I want to perform variable selection using Lasso regression, as I am not sure how many (lagged) variables X still have an effect on my variable y. However, the resulting model, and also which variables end up being zero, is different for different amounts of inputvariables.
For example, I have n=295 observations. If I use LassoCV on 10 lagged input variables, I get that the 5th lag is 0. If I only use 8 lagged input variables, the 4th lag might turn out 0. So my variable selection is dependent on the number of variables I start with, and I therefore think the result can't be trusted.
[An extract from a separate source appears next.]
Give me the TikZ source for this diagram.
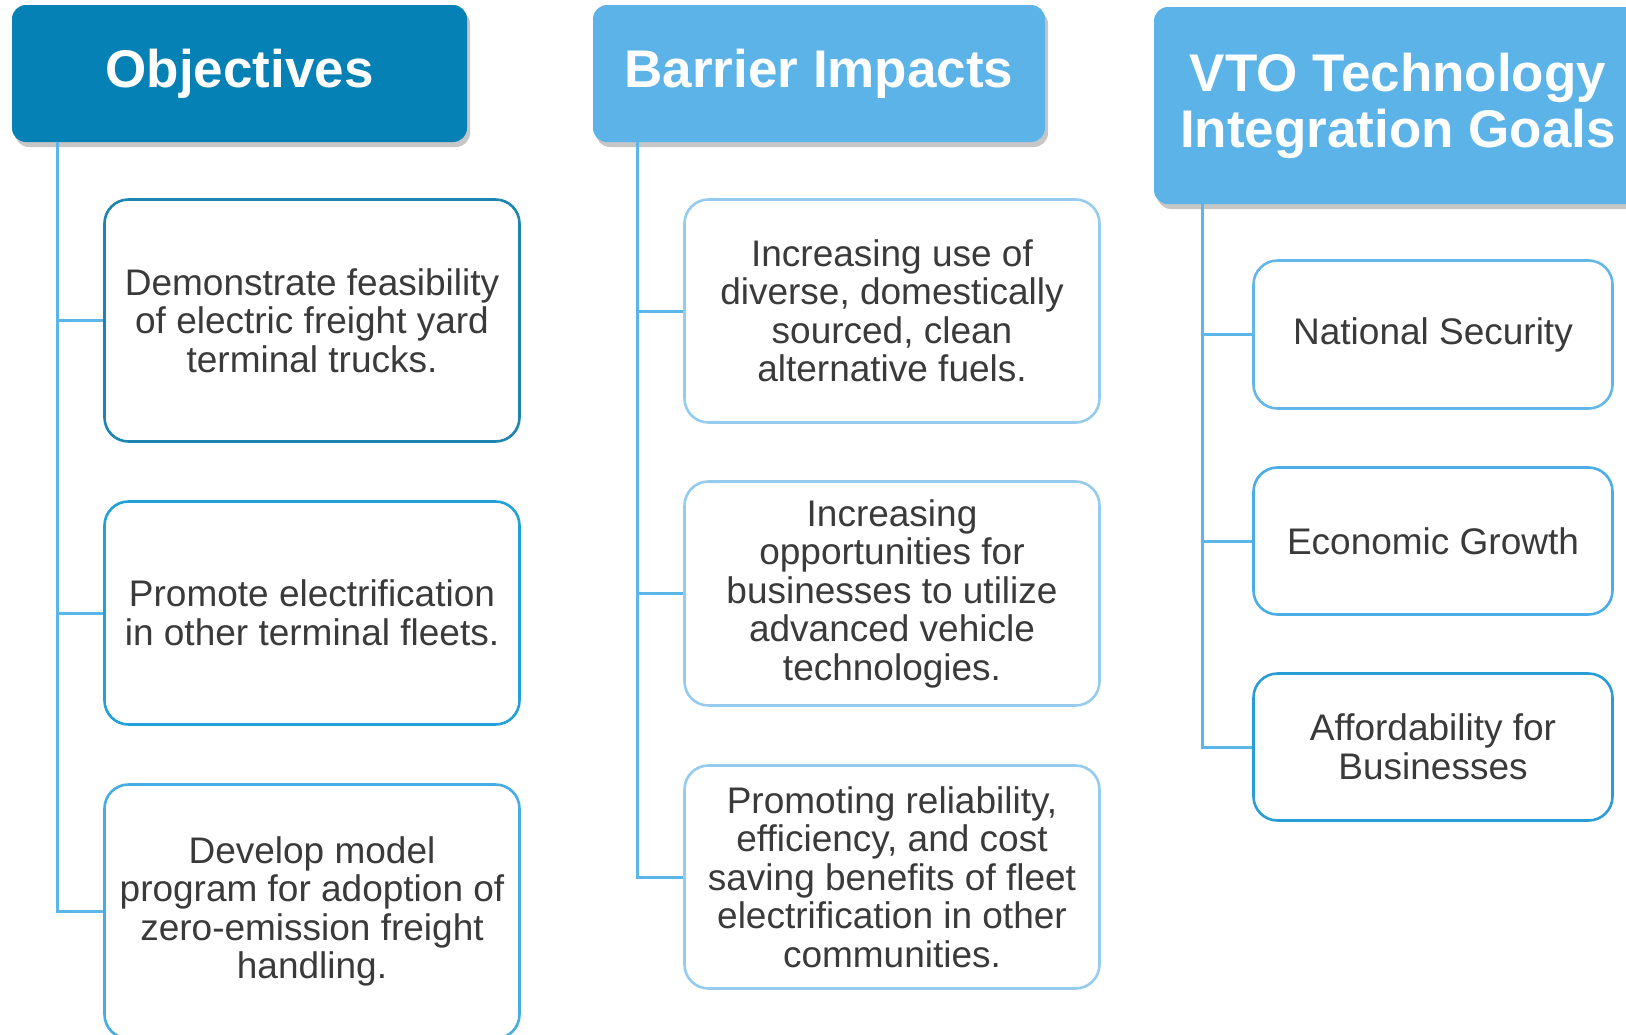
\documentclass[tikz,border=0pt]{standalone}
\usepackage{fontspec}
\setmainfont{Liberation Sans}
\usepackage{xcolor}
\usetikzlibrary{positioning,shadows}
\definecolor{hddark}{HTML}{0581B5}
\definecolor{hdlight}{HTML}{5BB3E8}
\definecolor{linkblue}{HTML}{5BB6EA}
\definecolor{txtgray}{HTML}{3A3A3A}
\definecolor{objA}{HTML}{1D84B0}
\definecolor{objB}{HTML}{22A0DA}
\definecolor{objC}{HTML}{45ACE4}
\definecolor{barA}{HTML}{95CBEE}
\definecolor{vtoA}{HTML}{64B6E8}
\definecolor{vtoB}{HTML}{4AADE6}
\definecolor{vtoC}{HTML}{2A9CD6}

\begin{document}
\begin{tikzpicture}[x=1pt,y=-1pt,
  header/.style={rounded corners=14pt, text=white, align=center, inner sep=0pt,
    font=\fontsize{53}{56}\selectfont\bfseries,
    drop shadow={shadow xshift=3pt,shadow yshift=-5pt,opacity=.45}},
  item/.style={draw, line width=2.6pt, rounded corners=24pt, fill=white, text=txtgray,
    align=center, inner sep=0pt, font=\fontsize{37}{38.5}\selectfont},
  link/.style={linkblue, line width=3pt}]
\useasboundingbox (0,0) rectangle (1626,1034);
\clip (0,0) rectangle (1626,1034);

% headers
\node[header, fill=hddark, minimum width=455pt, minimum height=137pt] (objhd) at (239.5,73.5) {Objectives};
\node[header, fill=hdlight, minimum width=452pt, minimum height=137pt] (barhd) at (819,73.5) {Barrier Impacts};
\node[header, fill=hdlight, minimum width=488pt, minimum height=197pt] (vtohd) at (1398,105.5) {VTO Technology\\Integration Goals};

\coordinate (objtrunk) at ([xshift=46pt]objhd.south west);
\coordinate (bartrunk) at ([xshift=45pt]barhd.south west);
\coordinate (vtotrunk) at ([xshift=49pt]vtohd.south west);

% objectives
\node[item, draw=objA, minimum width=415pt, minimum height=242pt] (obj1) at (312,320.5) {Demonstrate feasibility\\of electric freight yard\\terminal trucks.};
\node[item, draw=objB, minimum width=415pt, minimum height=223pt] (obj2) at (312,613) {Promote electrification\\in other terminal fleets.};
\node[item, draw=objC, minimum width=415pt, minimum height=254pt] (obj3) at (312,911.5) {Develop model\\program for adoption of\\zero-emission freight\\handling.};

% barrier impacts
\node[item, draw=barA, minimum width=415pt, minimum height=223pt] (bar1) at (892,311) {Increasing use of\\diverse, domestically\\sourced, clean\\alternative fuels.};
\node[item, draw=barA, minimum width=415pt, minimum height=224pt] (bar2) at (892,593.5) {Increasing\\opportunities for\\businesses to utilize\\advanced vehicle\\technologies.};
\node[item, draw=barA, minimum width=415pt, minimum height=223pt] (bar3) at (892,877) {Promoting reliability,\\efficiency, and cost\\saving benefits of fleet\\electrification in other\\communities.};

% vto goals
\node[item, draw=vtoA, minimum width=359pt, minimum height=148pt] (vto1) at (1433,334.5) {National Security};
\node[item, draw=vtoB, minimum width=359pt, minimum height=147pt] (vto2) at (1433,541) {Economic Growth};
\node[item, draw=vtoC, minimum width=359pt, minimum height=147pt] (vto3) at (1433,747) {Affordability for\\Businesses};

\draw[link] (objtrunk) |- (obj1.west);
\draw[link] (objtrunk) |- (obj2.west);
\draw[link] (objtrunk) |- (obj3.west);
\draw[link] (bartrunk) |- (bar1.west);
\draw[link] (bartrunk) |- (bar2.west);
\draw[link] (bartrunk) |- (bar3.west);
\draw[link] (vtotrunk) |- (vto1.west);
\draw[link] (vtotrunk) |- (vto2.west);
\draw[link] (vtotrunk) |- (vto3.west);
\end{tikzpicture}
\end{document}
What am I doing wrong?
Since in my application n>p, I don't think it has to do with multiple minima in the Lasso criterion. I do get ConvergenceWarnings very often, so I increased my number of iterations and tolerance. I am not very familiar with the duality gap, it does seem very large. Maybe the error lies here?
ConvergenceWarning: Objective did not converge. You might want to increase the number of iterations. Duality gap: 31069.631120879843, tolerance: 12362.796494481028 model = cd_fast.enet_coordinate_descent_gram(
My code in python:
import numpy as np
from sklearn.linear_model import LassoCV
from sklearn.model_selection import TimeSeriesSplit
n_lambs = 50
cv = TimeSeriesSplit(
n_splits=5,
gap=0
)
model = LassoCV(
alphas=np.logspace(-4, 2, n_lambs),
fit_intercept=True,
cv=cv,
n_jobs=-1,
max_iter=1000000,
tol=0.001
)
fit = model.fit(X_train, y_train)
In this code, I vary my X_train variable to have different amounts of lags.
(By the way, any suggestions on different variable selection methods would be appreciated too.)